TASK OBJECTIVE:
Do not repeat pictures. Repeat exactly the lines of the listing below from its first line through the line with "return sum(CHAR_W.get(ch, 0.556)".

PROVIDED DATA:
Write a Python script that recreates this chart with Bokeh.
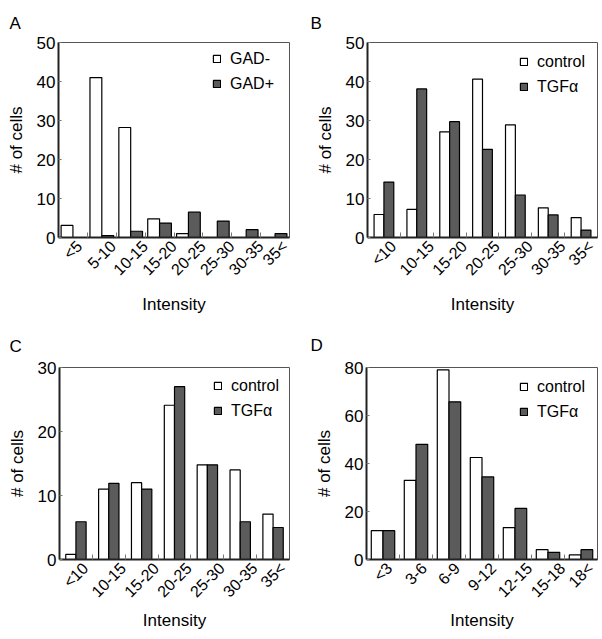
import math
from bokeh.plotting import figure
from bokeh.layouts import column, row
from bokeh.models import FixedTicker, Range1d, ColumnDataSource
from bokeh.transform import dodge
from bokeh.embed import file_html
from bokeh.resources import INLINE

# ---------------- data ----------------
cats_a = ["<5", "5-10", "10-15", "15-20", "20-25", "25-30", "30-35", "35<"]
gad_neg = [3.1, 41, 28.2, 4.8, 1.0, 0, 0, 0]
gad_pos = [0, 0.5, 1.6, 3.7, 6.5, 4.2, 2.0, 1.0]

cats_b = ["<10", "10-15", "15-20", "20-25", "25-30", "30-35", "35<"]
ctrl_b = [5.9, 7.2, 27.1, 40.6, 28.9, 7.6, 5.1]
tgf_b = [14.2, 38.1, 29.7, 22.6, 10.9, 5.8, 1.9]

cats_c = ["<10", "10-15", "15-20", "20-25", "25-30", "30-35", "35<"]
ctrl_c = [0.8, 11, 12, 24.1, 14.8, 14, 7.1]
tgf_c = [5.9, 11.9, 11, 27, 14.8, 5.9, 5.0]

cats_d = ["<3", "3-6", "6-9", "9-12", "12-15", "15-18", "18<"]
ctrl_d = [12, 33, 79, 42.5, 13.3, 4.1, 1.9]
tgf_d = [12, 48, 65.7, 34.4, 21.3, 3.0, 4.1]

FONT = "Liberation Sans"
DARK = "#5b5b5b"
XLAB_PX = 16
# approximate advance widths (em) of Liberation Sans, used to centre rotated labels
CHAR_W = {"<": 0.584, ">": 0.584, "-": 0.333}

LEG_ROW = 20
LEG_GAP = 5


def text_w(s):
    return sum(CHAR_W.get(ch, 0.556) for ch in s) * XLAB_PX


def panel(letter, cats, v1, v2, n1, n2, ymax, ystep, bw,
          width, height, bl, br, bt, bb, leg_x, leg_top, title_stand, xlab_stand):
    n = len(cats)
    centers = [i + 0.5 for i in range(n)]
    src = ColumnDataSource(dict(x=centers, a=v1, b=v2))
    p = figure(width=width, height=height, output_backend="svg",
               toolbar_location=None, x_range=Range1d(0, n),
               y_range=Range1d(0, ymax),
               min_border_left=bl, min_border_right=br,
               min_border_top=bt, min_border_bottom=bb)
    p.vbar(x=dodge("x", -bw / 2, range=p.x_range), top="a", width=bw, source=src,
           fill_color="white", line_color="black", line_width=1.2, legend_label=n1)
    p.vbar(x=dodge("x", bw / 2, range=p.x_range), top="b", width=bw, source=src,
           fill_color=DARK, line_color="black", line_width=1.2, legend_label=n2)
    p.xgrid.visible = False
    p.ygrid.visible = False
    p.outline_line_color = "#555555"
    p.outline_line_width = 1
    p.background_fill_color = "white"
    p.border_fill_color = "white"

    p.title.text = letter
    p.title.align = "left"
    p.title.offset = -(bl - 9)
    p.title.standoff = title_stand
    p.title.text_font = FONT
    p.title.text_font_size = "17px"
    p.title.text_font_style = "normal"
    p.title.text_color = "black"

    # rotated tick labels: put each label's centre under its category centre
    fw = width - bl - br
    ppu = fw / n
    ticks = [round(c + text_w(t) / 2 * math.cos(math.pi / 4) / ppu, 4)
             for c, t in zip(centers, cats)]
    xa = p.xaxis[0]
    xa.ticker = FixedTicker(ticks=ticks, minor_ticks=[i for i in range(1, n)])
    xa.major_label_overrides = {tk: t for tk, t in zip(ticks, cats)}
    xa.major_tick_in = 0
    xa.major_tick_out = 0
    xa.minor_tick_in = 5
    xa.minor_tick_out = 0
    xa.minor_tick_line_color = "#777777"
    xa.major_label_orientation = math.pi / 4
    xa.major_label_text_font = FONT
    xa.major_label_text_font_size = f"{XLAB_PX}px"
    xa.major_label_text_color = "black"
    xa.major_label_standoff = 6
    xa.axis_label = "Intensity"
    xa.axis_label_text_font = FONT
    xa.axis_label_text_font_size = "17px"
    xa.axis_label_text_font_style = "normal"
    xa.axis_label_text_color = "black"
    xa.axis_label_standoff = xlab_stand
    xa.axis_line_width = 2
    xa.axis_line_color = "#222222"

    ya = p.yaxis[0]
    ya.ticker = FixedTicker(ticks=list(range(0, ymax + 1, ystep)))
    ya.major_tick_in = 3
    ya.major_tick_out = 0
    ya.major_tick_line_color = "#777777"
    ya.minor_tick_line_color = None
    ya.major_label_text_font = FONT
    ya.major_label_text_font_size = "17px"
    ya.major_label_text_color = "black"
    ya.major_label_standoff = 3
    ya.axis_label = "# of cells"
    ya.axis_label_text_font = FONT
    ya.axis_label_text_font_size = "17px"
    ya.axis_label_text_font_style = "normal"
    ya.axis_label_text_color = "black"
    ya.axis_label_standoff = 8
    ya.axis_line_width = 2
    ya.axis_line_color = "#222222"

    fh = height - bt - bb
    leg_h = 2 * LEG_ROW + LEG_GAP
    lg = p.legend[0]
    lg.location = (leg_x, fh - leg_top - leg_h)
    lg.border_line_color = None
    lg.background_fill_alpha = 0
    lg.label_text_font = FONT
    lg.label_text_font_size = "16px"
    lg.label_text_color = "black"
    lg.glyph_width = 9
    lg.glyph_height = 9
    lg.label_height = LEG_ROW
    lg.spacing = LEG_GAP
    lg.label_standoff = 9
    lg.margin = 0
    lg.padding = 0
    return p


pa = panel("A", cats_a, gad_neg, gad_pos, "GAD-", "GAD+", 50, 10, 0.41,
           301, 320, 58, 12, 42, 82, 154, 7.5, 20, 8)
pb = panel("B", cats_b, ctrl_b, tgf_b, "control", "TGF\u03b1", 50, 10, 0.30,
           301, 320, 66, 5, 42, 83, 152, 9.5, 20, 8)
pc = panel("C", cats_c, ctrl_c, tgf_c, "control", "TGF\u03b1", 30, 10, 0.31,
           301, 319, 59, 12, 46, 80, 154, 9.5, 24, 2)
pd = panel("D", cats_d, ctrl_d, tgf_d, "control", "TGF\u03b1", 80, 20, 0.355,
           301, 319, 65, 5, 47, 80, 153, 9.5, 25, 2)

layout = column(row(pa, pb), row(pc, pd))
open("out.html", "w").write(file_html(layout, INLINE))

ANSWER TO THIS PROBLEM:
Write a Python script that recreates this chart with Bokeh.
import math
from bokeh.plotting import figure
from bokeh.layouts import column, row
from bokeh.models import FixedTicker, Range1d, ColumnDataSource
from bokeh.transform import dodge
from bokeh.embed import file_html
from bokeh.resources import INLINE

# ---------------- data ----------------
cats_a = ["<5", "5-10", "10-15", "15-20", "20-25", "25-30", "30-35", "35<"]
gad_neg = [3.1, 41, 28.2, 4.8, 1.0, 0, 0, 0]
gad_pos = [0, 0.5, 1.6, 3.7, 6.5, 4.2, 2.0, 1.0]

cats_b = ["<10", "10-15", "15-20", "20-25", "25-30", "30-35", "35<"]
ctrl_b = [5.9, 7.2, 27.1, 40.6, 28.9, 7.6, 5.1]
tgf_b = [14.2, 38.1, 29.7, 22.6, 10.9, 5.8, 1.9]

cats_c = ["<10", "10-15", "15-20", "20-25", "25-30", "30-35", "35<"]
ctrl_c = [0.8, 11, 12, 24.1, 14.8, 14, 7.1]
tgf_c = [5.9, 11.9, 11, 27, 14.8, 5.9, 5.0]

cats_d = ["<3", "3-6", "6-9", "9-12", "12-15", "15-18", "18<"]
ctrl_d = [12, 33, 79, 42.5, 13.3, 4.1, 1.9]
tgf_d = [12, 48, 65.7, 34.4, 21.3, 3.0, 4.1]

FONT = "Liberation Sans"
DARK = "#5b5b5b"
XLAB_PX = 16
# approximate advance widths (em) of Liberation Sans, used to centre rotated labels
CHAR_W = {"<": 0.584, ">": 0.584, "-": 0.333}

LEG_ROW = 20
LEG_GAP = 5


def text_w(s):
    return sum(CHAR_W.get(ch, 0.556) for ch in s) * XLAB_PX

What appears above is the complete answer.